Because they're digital, stablecoins bypass banking hours and borders. Evangelists say they offer speed, transparency, and access. Though I'm a crypto agnostic, I acknowledge that the most well-known coins have been exceptional, if wildly volatile, investments over the past 15 years. Bitcoin produced 49% annual returns during the past decade.

Read: Why banks are afraid you're going to ditch them for stablecoins

Cryptocurrency is a widely held asset class and a hedge against inflation. It is digital gold, and there's value in that. But crypto hasn't been adopted in any meaningful way by the public. It has never lived up to the initial promise of replacing dollars, euros (EURUSD) or any currency. As a practical payment tool, it's been great for criminal activity and expats who want to send money home.

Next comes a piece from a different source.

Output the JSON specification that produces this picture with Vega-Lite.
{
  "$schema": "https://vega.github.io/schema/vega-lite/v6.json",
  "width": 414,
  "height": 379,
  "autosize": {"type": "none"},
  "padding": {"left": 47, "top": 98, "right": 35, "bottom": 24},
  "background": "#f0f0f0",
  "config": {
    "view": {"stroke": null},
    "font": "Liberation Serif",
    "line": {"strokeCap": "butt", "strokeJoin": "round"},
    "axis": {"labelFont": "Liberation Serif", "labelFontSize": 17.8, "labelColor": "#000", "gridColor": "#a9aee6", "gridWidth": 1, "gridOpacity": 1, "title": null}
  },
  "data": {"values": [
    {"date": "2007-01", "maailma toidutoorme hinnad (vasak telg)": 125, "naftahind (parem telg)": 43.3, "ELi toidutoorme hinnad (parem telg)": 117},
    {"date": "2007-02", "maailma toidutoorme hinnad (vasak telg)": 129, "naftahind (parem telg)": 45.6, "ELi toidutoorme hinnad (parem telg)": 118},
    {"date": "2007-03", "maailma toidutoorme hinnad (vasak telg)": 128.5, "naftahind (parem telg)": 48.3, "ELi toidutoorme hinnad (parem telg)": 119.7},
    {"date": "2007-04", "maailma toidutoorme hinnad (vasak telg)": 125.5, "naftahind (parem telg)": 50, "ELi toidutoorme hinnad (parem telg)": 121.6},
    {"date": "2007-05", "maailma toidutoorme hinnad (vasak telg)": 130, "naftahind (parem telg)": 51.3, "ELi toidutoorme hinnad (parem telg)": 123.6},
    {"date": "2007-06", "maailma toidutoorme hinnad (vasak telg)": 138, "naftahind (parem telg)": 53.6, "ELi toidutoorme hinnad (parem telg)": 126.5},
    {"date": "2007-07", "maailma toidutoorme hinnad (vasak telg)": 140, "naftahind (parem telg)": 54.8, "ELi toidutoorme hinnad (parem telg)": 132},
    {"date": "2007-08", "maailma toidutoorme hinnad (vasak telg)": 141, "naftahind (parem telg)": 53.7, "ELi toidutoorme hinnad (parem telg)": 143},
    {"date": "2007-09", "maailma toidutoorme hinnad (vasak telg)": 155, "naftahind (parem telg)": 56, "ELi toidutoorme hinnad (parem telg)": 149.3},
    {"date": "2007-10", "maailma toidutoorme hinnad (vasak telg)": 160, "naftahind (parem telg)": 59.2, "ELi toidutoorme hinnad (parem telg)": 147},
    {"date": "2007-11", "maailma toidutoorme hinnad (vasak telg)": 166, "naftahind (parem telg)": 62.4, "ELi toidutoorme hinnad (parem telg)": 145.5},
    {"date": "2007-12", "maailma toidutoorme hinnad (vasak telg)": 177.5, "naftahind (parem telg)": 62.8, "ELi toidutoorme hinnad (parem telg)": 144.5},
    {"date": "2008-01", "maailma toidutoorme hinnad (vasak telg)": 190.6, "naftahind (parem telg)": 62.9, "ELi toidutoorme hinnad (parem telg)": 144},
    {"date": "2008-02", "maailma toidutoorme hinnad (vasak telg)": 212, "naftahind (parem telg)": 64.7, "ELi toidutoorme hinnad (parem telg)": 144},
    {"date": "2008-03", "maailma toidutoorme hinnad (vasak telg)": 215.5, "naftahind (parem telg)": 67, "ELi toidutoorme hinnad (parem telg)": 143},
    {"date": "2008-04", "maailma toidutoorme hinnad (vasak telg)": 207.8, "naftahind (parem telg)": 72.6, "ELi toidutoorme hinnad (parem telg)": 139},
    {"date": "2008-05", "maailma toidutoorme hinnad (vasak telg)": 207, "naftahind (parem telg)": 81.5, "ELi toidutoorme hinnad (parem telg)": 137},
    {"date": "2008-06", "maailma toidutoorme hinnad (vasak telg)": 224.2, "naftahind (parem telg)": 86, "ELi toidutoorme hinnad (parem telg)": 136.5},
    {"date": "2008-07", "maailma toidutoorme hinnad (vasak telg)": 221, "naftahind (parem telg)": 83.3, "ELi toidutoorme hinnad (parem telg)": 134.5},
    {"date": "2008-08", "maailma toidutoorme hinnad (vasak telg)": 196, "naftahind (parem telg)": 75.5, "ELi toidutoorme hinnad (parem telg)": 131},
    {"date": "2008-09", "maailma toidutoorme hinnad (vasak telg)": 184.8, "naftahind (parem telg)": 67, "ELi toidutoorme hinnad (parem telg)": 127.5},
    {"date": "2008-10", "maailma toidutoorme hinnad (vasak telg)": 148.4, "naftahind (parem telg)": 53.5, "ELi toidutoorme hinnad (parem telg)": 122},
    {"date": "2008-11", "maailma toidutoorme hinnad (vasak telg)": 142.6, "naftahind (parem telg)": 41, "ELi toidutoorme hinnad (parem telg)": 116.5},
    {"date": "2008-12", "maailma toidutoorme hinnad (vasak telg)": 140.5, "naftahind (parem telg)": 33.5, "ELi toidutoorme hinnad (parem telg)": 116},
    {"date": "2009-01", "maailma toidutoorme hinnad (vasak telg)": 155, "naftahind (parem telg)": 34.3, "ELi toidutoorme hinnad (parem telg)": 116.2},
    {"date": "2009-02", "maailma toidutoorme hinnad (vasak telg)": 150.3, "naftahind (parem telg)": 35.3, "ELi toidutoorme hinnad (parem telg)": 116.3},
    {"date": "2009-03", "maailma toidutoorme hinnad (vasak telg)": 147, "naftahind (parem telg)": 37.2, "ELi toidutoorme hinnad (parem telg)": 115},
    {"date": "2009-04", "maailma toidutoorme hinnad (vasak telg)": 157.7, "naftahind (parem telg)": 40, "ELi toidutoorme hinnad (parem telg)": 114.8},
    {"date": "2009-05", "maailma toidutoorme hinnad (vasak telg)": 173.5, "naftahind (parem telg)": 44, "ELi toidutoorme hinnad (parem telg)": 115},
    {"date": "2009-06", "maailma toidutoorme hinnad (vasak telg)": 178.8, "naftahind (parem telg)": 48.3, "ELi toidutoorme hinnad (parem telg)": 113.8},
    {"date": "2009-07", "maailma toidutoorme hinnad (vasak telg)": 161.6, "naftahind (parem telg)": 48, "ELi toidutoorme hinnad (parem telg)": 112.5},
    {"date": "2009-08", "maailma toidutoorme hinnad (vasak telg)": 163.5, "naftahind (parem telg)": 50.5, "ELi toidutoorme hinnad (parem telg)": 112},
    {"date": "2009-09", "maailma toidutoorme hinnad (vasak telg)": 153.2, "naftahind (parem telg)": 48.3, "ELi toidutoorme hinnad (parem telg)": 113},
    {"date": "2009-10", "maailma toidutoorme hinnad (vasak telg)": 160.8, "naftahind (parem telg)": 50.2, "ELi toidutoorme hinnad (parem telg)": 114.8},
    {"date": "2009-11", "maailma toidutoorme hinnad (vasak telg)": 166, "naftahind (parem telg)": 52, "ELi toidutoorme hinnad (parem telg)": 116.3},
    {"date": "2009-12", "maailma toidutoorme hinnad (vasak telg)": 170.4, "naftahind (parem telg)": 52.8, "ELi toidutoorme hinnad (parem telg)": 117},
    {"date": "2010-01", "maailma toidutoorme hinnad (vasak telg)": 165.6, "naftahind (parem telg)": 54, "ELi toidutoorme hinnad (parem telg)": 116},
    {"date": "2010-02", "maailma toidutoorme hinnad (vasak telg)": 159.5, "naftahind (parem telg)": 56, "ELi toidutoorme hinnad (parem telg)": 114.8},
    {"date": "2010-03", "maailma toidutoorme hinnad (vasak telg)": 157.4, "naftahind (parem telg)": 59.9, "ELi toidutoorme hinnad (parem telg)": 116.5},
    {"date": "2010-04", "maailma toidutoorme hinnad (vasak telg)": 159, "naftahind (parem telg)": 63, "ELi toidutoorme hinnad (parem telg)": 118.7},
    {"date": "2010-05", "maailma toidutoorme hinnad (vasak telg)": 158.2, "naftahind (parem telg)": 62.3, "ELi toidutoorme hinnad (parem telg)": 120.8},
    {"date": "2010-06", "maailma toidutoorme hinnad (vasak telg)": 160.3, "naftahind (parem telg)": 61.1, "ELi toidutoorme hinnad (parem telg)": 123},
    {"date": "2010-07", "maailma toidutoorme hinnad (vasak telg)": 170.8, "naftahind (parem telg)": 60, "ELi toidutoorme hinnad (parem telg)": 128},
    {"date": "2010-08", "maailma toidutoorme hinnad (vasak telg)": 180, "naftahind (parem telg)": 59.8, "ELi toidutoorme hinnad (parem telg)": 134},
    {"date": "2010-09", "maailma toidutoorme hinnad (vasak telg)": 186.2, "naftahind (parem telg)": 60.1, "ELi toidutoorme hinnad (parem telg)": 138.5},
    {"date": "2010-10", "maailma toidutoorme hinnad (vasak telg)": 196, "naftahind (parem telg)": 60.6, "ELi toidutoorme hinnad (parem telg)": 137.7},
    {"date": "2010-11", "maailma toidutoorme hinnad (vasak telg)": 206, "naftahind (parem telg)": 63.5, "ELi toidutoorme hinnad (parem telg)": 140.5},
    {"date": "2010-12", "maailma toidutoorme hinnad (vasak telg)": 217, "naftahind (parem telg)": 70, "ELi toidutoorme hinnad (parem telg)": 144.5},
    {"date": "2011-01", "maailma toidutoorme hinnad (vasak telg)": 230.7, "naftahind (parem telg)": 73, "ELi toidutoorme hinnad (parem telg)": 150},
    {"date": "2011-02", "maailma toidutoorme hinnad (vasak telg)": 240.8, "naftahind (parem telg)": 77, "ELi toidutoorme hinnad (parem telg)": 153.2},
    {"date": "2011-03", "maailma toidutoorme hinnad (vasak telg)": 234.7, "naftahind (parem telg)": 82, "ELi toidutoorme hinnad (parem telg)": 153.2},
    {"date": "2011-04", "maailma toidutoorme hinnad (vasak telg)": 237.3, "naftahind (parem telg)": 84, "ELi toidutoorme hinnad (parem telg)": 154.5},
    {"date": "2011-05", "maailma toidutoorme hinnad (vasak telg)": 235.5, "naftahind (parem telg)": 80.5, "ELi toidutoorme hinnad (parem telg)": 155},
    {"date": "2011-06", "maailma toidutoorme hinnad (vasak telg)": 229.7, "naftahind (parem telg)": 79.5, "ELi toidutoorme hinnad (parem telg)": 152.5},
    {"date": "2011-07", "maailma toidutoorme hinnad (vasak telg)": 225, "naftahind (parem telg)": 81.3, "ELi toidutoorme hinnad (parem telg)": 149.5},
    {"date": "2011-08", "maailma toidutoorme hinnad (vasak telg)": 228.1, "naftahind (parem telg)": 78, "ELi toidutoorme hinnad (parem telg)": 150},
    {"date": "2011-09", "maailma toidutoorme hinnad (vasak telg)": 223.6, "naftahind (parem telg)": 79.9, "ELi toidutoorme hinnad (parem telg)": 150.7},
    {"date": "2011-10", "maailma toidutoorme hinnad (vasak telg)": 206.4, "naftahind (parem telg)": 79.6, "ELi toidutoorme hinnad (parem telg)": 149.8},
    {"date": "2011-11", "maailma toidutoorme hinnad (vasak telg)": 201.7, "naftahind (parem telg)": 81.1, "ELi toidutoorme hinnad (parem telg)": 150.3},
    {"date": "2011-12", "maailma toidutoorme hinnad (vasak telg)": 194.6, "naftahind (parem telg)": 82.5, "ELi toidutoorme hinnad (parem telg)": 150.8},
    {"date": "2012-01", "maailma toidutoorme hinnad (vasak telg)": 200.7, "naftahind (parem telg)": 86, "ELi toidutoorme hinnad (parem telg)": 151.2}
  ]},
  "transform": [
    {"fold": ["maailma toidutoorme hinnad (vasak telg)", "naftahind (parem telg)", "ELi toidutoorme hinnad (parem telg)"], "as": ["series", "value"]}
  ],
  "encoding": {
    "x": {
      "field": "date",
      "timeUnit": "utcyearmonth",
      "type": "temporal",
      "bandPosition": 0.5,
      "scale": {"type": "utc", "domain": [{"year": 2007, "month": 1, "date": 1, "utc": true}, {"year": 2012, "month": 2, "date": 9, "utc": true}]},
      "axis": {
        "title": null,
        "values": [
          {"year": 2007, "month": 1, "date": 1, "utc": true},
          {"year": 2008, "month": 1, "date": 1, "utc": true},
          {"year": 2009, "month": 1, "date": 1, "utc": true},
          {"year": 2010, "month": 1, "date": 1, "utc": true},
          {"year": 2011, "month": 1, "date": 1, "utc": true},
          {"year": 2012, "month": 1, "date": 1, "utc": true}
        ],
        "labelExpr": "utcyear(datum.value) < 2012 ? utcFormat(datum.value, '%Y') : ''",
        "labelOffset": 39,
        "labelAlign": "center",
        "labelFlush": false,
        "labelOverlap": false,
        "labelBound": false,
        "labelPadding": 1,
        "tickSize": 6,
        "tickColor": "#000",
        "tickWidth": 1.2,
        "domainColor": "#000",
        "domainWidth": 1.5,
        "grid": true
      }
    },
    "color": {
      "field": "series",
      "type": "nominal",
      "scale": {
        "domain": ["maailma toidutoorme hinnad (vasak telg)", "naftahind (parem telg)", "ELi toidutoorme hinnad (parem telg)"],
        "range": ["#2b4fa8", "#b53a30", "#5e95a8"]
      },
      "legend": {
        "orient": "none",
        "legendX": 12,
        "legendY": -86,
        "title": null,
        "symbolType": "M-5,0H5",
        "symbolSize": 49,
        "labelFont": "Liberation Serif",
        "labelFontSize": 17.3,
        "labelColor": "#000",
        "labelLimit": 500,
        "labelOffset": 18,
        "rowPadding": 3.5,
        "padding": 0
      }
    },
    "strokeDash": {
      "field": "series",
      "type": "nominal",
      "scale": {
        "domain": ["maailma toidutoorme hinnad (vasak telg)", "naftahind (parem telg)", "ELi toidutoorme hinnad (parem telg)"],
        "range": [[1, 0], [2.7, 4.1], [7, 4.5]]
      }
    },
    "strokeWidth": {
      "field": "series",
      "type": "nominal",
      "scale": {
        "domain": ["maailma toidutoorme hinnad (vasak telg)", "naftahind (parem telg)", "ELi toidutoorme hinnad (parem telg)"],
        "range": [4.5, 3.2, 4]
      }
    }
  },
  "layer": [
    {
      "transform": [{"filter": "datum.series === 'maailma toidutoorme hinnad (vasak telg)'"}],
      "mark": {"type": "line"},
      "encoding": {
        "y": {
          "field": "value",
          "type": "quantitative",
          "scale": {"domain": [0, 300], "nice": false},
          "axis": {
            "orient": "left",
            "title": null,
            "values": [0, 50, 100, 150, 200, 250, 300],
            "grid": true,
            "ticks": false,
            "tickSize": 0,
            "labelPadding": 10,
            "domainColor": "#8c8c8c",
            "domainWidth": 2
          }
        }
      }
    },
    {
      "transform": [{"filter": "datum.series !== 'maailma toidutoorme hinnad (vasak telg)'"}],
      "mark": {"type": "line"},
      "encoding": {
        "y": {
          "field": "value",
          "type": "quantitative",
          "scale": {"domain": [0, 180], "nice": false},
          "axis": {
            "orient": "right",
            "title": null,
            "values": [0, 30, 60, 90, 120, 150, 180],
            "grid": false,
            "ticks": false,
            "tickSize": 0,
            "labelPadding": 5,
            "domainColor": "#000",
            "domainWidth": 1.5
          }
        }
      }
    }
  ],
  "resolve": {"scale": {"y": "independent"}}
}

Stablecoins may prove to be different, but even if we're using them to buy everything from toothpaste to homes, these digital dollars carry big risks.

-- Regulatory uncertainty: Bank-like regulation is closer, but it isn't here yet. The GENIUS Act is a major step, but it doesn't fully address all of the intended uses and foreign regulatory regimes. There has been a crypto turf war between the Commodity Futures Trading Commission and the Securities and Exchange Commission. The leaders say the battle is over, but as with many policies these days, this could change fast. It's not too hard to imagine a clampdown or chaos.

-- Reserve risk: Stablecoins need to be supported by real money, and some of the biggest issuers can't fully explain how they'll do that. One of the biggest stablecoin sources, Tether USDTUSD , for instance, still hasn't hired a top-tier accounting firm to review its books regularly. This is a scary proposition considering one of the big wipeouts in the space: FTX.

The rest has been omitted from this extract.